Multi-cloud, A Large Enterprise Perspective
YOW! 2019 Sydney
We've reached a turning point in public cloud adoption where established businesses, even in highly regulated industries, are going cloud-first and making plans to eliminate their fixed, on-premise hosting environments entirely. But this wholehearted embrace of cloud hosting also brings risk. It's easy to ignore how deeply entangled and interdependent you might be with your chosen cloud vendor. This works to the vendor's advantage and the steady adoption of ever-more-attractive, higher-order services only deepens the entanglement. For some businesses this may be entirely appropriate, but for others, it poses a difficult question; how do you take advantage of the amazing delivery acceleration and developer experience offered by cloud vendors while retaining control over your IT assets and choice of hosting vendor? The answer is developing a sensible, pragmatic multicloud strategy for your business.

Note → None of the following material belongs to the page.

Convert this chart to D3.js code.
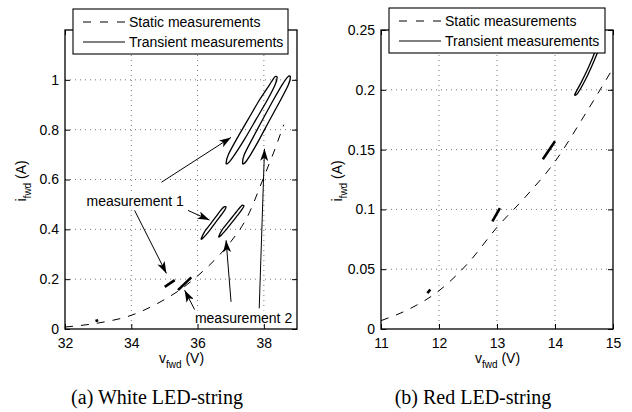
<!DOCTYPE html>
<html>
<head>
<meta charset="utf-8">
<script src="https://cdn.jsdelivr.net/npm/d3@7"></script>
<style>
  body { margin: 0; background: #fff; }
  text { font-family: "Liberation Sans", Arial, sans-serif; }
  .caption { font-family: "Liberation Serif", "Times New Roman", serif; }
</style>
</head>
<body>
<svg id="fig" width="632" height="412"></svg>
<script>
// ---- white LED-string (a) ----
var whiteXTicks = [32, 34, 36, 38];
var whiteYTicks = [0, 0.2, 0.4, 0.6, 0.8, 1];
var whiteStaticV = [32, 33, 34, 35, 35.5, 36, 36.5, 37, 37.5, 38, 38.3, 38.6];
var whiteStaticI = [0.008, 0.024, 0.055, 0.118, 0.16, 0.213, 0.275, 0.35, 0.45, 0.61, 0.71, 0.82];
var whiteLoopA = [[36.86,0.664],[36.93,0.70],[37.17,0.76],[37.52,0.84],[37.87,0.92],[38.17,0.98],[38.33,1.012],[38.4,1.01],[38.34,0.98],[38.11,0.92],[37.76,0.84],[37.41,0.76],[37.12,0.70],[36.94,0.668]];
var whiteLoopB = [[37.36,0.664],[37.41,0.70],[37.64,0.76],[37.96,0.84],[38.29,0.92],[38.55,0.98],[38.73,1.013],[38.8,1.012],[38.74,0.98],[38.51,0.92],[38.18,0.84],[37.86,0.76],[37.6,0.70],[37.43,0.667]];
var whiteLoop1 = [[36.11,0.362],[36.21,0.39],[36.38,0.42],[36.55,0.45],[36.69,0.475],[36.8,0.49],[36.86,0.489],[36.81,0.475],[36.67,0.45],[36.5,0.42],[36.33,0.39],[36.15,0.363]];
var whiteLoop2 = [[36.64,0.371],[36.75,0.40],[36.93,0.43],[37.11,0.46],[37.23,0.48],[37.34,0.496],[37.4,0.494],[37.34,0.48],[37.23,0.46],[37.05,0.43],[36.87,0.40],[36.68,0.372]];
var whiteSeg1 = [[35.01,0.169],[35.31,0.196]];
var whiteSeg2 = [[35.41,0.156],[35.81,0.207]];
var whiteSeg0 = [[32.92,0.032],[33.0,0.035]];
// arrows: [fromV, fromI, toV, toI]
var whiteArrows = [
  [34.91, 0.589, 37.01, 0.769],
  [35.71, 0.476, 36.36, 0.437],
  [34.1, 0.476, 35.06, 0.223],
  [35.91, 0.078, 35.61, 0.156],
  [37.01, 0.109, 36.86, 0.356],
  [37.86, 0.083, 38.02, 0.723]
];
var whiteNotes = [
  { text: "measurement 1", v: 32.65, i: 0.493 },
  { text: "measurement 2", v: 35.92, i: 0.026 }
];

// ---- red LED-string (b) ----
var redXTicks = [11, 12, 13, 14, 15];
var redYTicks = [0, 0.05, 0.1, 0.15, 0.2, 0.25];
var redStaticV = [11, 11.5, 12, 12.5, 13, 13.5, 14, 14.5, 15];
var redStaticI = [0.007, 0.017, 0.032, 0.055, 0.085, 0.111, 0.14, 0.178, 0.218];
var redSeg1 = [[11.8,0.030],[11.85,0.033]];
var redSeg2 = [[12.92,0.09],[13.05,0.101]];
var redSeg3 = [[13.79,0.142],[14.0,0.157]];
var redLoop = [[14.34,0.196],[14.45,0.206],[14.58,0.219],[14.7,0.233],[14.82,0.25],[14.87,0.254],[14.82,0.242],[14.68,0.225],[14.53,0.209],[14.39,0.197]];

var legendLabels = ["Static measurements", "Transient measurements"];

var svg = d3.select('#fig');

var defs = svg.append('defs');
defs.append('marker')
    .attr('id', 'head')
    .attr('markerUnits', 'userSpaceOnUse')
    .attr('viewBox', '0 0 12 8')
    .attr('markerWidth', 12)
    .attr('markerHeight', 8)
    .attr('refX', 12)
    .attr('refY', 4)
    .attr('orient', 'auto')
    .append('path')
    .attr('d', 'M0,0 L12,4 L0,8 L3,4 Z')
    .attr('fill', '#000');

function drawPanel(cfg) {
    var top = 30, bottom = 329;
    var x = d3.scaleLinear().domain(cfg.xDomain).range([cfg.left, cfg.right]);
    var y = d3.scaleLinear().domain(cfg.yDomain).range([bottom, top]);
    var g = svg.append('g');

    g.append('clipPath').attr('id', cfg.id + 'clip')
        .append('rect')
        .attr('x', cfg.left).attr('y', top)
        .attr('width', cfg.right - cfg.left).attr('height', bottom - top);

    // dotted grid
    g.selectAll('.gx')
        .data(cfg.xTicks.filter(function(d) { return d > cfg.xDomain[0] && d < cfg.xDomain[1]; }))
        .enter().append('line')
        .attr('x1', function(d) { return x(d); }).attr('x2', function(d) { return x(d); })
        .attr('y1', top).attr('y2', bottom)
        .attr('stroke', '#777').attr('stroke-width', 1).attr('stroke-dasharray', '1,4');
    g.selectAll('.gy')
        .data(cfg.yTicks.filter(function(d) { return d > cfg.yDomain[0] && d < cfg.yDomain[1]; }))
        .enter().append('line')
        .attr('y1', function(d) { return y(d); }).attr('y2', function(d) { return y(d); })
        .attr('x1', cfg.left).attr('x2', cfg.right)
        .attr('stroke', '#777').attr('stroke-width', 1).attr('stroke-dasharray', '1,4');

    var plot = g.append('g').attr('clip-path', 'url(#' + cfg.id + 'clip)');

    var staticPts = cfg.staticV.map(function(v, k) { return [v, cfg.staticI[k]]; });
    var line = d3.line()
        .x(function(d) { return x(d[0]); })
        .y(function(d) { return y(d[1]); })
        .curve(d3.curveMonotoneX);
    plot.append('path')
        .attr('d', line(staticPts))
        .attr('fill', 'none').attr('stroke', '#000')
        .attr('stroke-width', 1).attr('stroke-dasharray', '8,8');

    var loopLine = d3.line()
        .x(function(d) { return x(d[0]); })
        .y(function(d) { return y(d[1]); })
        .curve(d3.curveCardinalClosed.tension(0.3));
    cfg.loops.forEach(function(l) {
        plot.append('path')
            .attr('d', loopLine(l))
            .attr('fill', 'none').attr('stroke', '#000').attr('stroke-width', 1.3);
    });
    var segLine = d3.line()
        .x(function(d) { return x(d[0]); })
        .y(function(d) { return y(d[1]); });
    cfg.segs.forEach(function(s) {
        plot.append('path')
            .attr('d', segLine(s))
            .attr('fill', 'none').attr('stroke', '#000').attr('stroke-width', 2.6);
    });

    // annotations
    (cfg.arrows || []).forEach(function(a) {
        g.append('line')
            .attr('x1', x(a[0])).attr('y1', y(a[1]))
            .attr('x2', x(a[2])).attr('y2', y(a[3]))
            .attr('stroke', '#000').attr('stroke-width', 1)
            .attr('marker-end', 'url(#head)');
    });
    (cfg.notes || []).forEach(function(n) {
        g.append('rect')
            .attr('x', x(n.v) - 1).attr('y', y(n.i) - 12)
            .attr('width', 97).attr('height', 15).attr('fill', '#fff');
        g.append('text')
            .attr('x', x(n.v)).attr('y', y(n.i))
            .attr('font-size', 14).text(n.text);
    });

    // axes (ticks inward, on all four sides)
    var fmt = function(d) { return String(d); };
    g.append('g').attr('transform', 'translate(0,' + bottom + ')')
        .call(d3.axisBottom(x).tickValues(cfg.xTicks).tickSize(-5).tickSizeOuter(0).tickPadding(9)
            .tickFormat(fmt));
    g.append('g').attr('transform', 'translate(' + cfg.left + ',0)')
        .call(d3.axisLeft(y).tickValues(cfg.yTicks).tickSize(-5).tickSizeOuter(0).tickPadding(6)
            .tickFormat(fmt));
    g.append('g').attr('transform', 'translate(0,' + top + ')')
        .call(d3.axisTop(x).tickValues(cfg.xTicks).tickSize(-5).tickSizeOuter(0).tickFormat(''));
    g.append('g').attr('transform', 'translate(' + cfg.right + ',0)')
        .call(d3.axisRight(y).tickValues(cfg.yTicks).tickSize(-5).tickSizeOuter(0).tickFormat(''));
    g.selectAll('.domain').remove();
    g.selectAll('.tick line').attr('stroke', '#000');
    g.selectAll('.tick text').attr('font-size', 14).attr('fill', '#000')
        .attr('font-family', '"Liberation Sans", Arial, sans-serif');

    g.append('rect')
        .attr('x', cfg.left).attr('y', top)
        .attr('width', cfg.right - cfg.left).attr('height', bottom - top)
        .attr('fill', 'none').attr('stroke', '#000').attr('stroke-width', 1.3);

    // axis labels
    var xl = g.append('text')
        .attr('x', (cfg.left + cfg.right) / 2 - 22).attr('y', 363)
        .attr('font-size', 14);
    xl.append('tspan').text('v');
    xl.append('tspan').attr('font-size', 10).attr('dy', 5).text('fwd');
    xl.append('tspan').attr('dy', -5).text(' (V)');

    var yl = g.append('text')
        .attr('transform', 'translate(' + cfg.yLabelX + ',' + ((top + bottom) / 2 + 22) + ') rotate(-90)')
        .attr('font-size', 14);
    yl.append('tspan').text('i');
    yl.append('tspan').attr('font-size', 10).attr('dy', 5).text('fwd');
    yl.append('tspan').attr('dy', -5).text(' (A)');

    // legend
    var lg = g.append('g').attr('transform', 'translate(' + cfg.legend[0] + ',' + cfg.legend[1] + ')');
    lg.append('rect').attr('width', cfg.legend[2]).attr('height', 45)
        .attr('fill', '#fff').attr('stroke', '#000').attr('stroke-width', 1.1);
    legendLabels.forEach(function(lab, k) {
        lg.append('line')
            .attr('x1', 10).attr('x2', 52)
            .attr('y1', 13 + k * 20).attr('y2', 13 + k * 20)
            .attr('stroke', '#000').attr('stroke-width', 1)
            .attr('stroke-dasharray', k === 0 ? '8,9' : null);
        lg.append('text')
            .attr('x', 56).attr('y', 18 + k * 20)
            .attr('font-size', 14).text(lab);
    });

    svg.append('text')
        .attr('class', 'caption')
        .attr('x', cfg.captionX).attr('y', 404)
        .attr('text-anchor', 'middle')
        .attr('font-size', 20)
        .text(cfg.caption);
}

drawPanel({
    id: 'white',
    left: 65, right: 297,
    xDomain: [32, 39], yDomain: [0, 1.2],
    xTicks: whiteXTicks, yTicks: whiteYTicks,
    staticV: whiteStaticV, staticI: whiteStaticI,
    loops: [whiteLoopA, whiteLoopB, whiteLoop1, whiteLoop2],
    segs: [whiteSeg0, whiteSeg1, whiteSeg2],
    arrows: whiteArrows,
    notes: whiteNotes,
    yLabelX: 26,
    legend: [73, 9, 215],
    caption: '(a) White LED-string',
    captionX: 157
});

drawPanel({
    id: 'red',
    left: 381, right: 613,
    xDomain: [11, 15], yDomain: [0, 0.25],
    xTicks: redXTicks, yTicks: redYTicks,
    staticV: redStaticV, staticI: redStaticI,
    loops: [redLoop],
    segs: [redSeg1, redSeg2, redSeg3],
    yLabelX: 342,
    legend: [389, 8, 216],
    caption: '(b) Red LED-string',
    captionX: 473
});
</script>
</body>
</html>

This talk will summarise some of my experience consulting to enterprises in Australia. I’ll first review the state of public cloud adoption and examine why some businesses are falling short of their cloud expectations. Then I'll introduce a risk-based methodology for assessing the appropriate level of lock-in. Achieving cloud vendor portability introduces costs over the entire application lifecycle so I will show how to understand and balance those costs appropriately. Finally, I'll discuss some pragmatic architectural approaches to multicloud that avoid entanglement while minimising the amount of duplicated effort across vendors.
Head of Technology
As the Head of Technology for ThoughtWorks in Australia, Scott divides his time between professional services leadership and consulting. As a consultant, he helps enterprise customers shape their technology to align with 21st century practices like cloud, continuous delivery, microservices and lean governance. As a lifelong programmer and technology professional, Scott has designed and worked on distributed systems of every imaginable size and shape. When he’s not in meetings, Scott enjoys writing Clojure code.